If the drugs are in your pocket, in your hand, sitting in your lap, or hidden inside the collar of your jacket, the prosecution’s case is going to be easier for them – they will attempt to prove actual possession without the legal acrobatics required to prove constructive possession when you aren’t actually holding the drugs.
If the drugs aren’t found on your person, they can still get a conviction based on possession, however. When drugs are found in your vehicle, in your residence, or near you – in your “grab area,” the prosecutor can still get a conviction if they can prove:
- Dominion and control – that you had the ability to control the drugs. For example, if the drugs are found in the trunk of your car or a car that you are driving, if the drugs are found in the dresser drawer in your bedroom in your home, or if the drugs are found in your “grab area,” and
- Knowledge – even if the prosecution proves dominion and control, they must also prove that you knew the drugs were there.
“Mere presence” or “mere association” is never enough to convict a person of possession (or any crime).
Cops will often incorrectly tell a person that “the hand of one is the hand of all” means if one of your friends has drugs in their pocket, you all go to jail. It’s not true – you have no dominion or control over what is in your friend’s pocket, and you may or may not know what is in their pockets.
Similarly, if you are standing on the corner when the police roll up on you, and your friend throws a bag of weed on the ground, that doesn’t mean you and everyone else standing there go to jail – they will need to prove that 1) you had the ability to control the disposition of the drugs (not likely if they belonged to your friend and 2) you knew that the drugs were there (before your friend tossed them).
Examples of Constructive Possession
Constructive possession cases are more common than actual possession cases. Some examples include:
- Traffic stops – when police search your car and find drugs on the floorboard, in the glove compartment, or in the trunk, they must prove that 1) you had dominion and control over the drugs and 2) you knew the drugs were there before you can be convicted of possession (or PWID or trafficking).
- Home searches – when police find drugs in your home, hotel room, or other residence, even if it is your home they must prove both 1) dominion and control and 2) knowledge – if your friend brought drugs into your house and you did not participate in holding them or using them, for example, you are not guilty of possession.
- “Sidewalk cases” – often, people will toss their drugs when police approach them on the street. If an officer sees them toss the drugs, that may be an easy case for the prosecution. If the officer finds the drugs on the ground and doesn’t know how they got there, however, it may be more difficult (but not impossible) for the prosecution to prove dominion and control, and knowledge.

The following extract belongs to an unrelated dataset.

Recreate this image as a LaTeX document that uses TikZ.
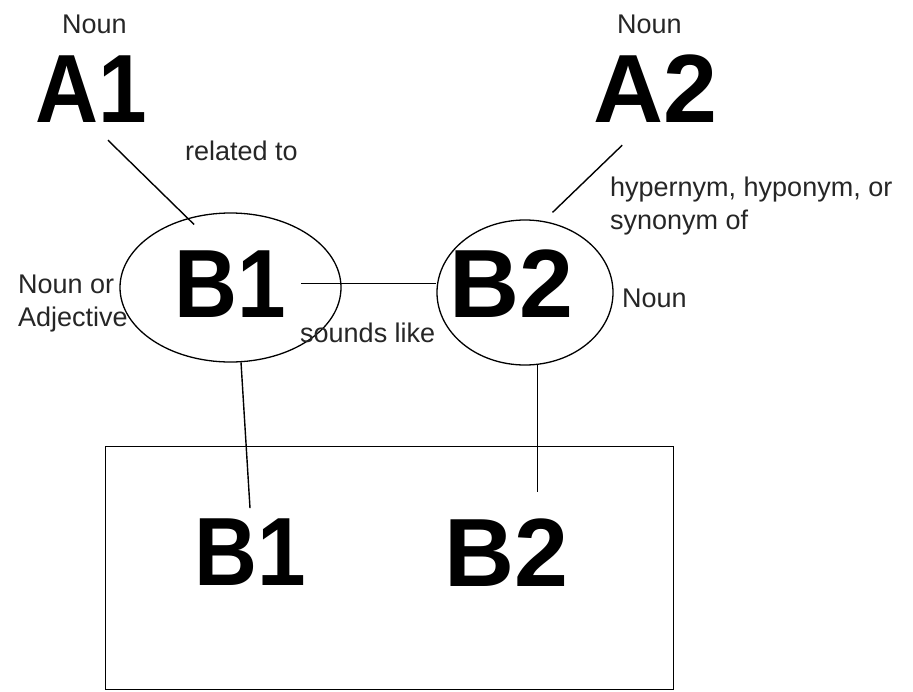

What is not constructive possession?
- Your friend has drugs in his pocket and the cop says, “the hand of one is the hand of all,”
- Someone throws drugs on the ground near you as a police officer walks up (and they are not your drugs), or
- A passenger in your car has drugs in their pocket when police search them.
Can My Co-Defendant “Take Credit” or “Claim” the Drugs?
Clients will often ask, “Can’t my co-defendant just claim the drugs and get my case dismissed?”
The answer is usually, legally, “No, they can’t.” As a practical matter, however, the answer is “Maybe.”
Two or more people can be convicted for possession of the same drugs – if the prosecution can prove that both people had 1) dominion and control over the drugs and 2) knowledge that the drugs were there.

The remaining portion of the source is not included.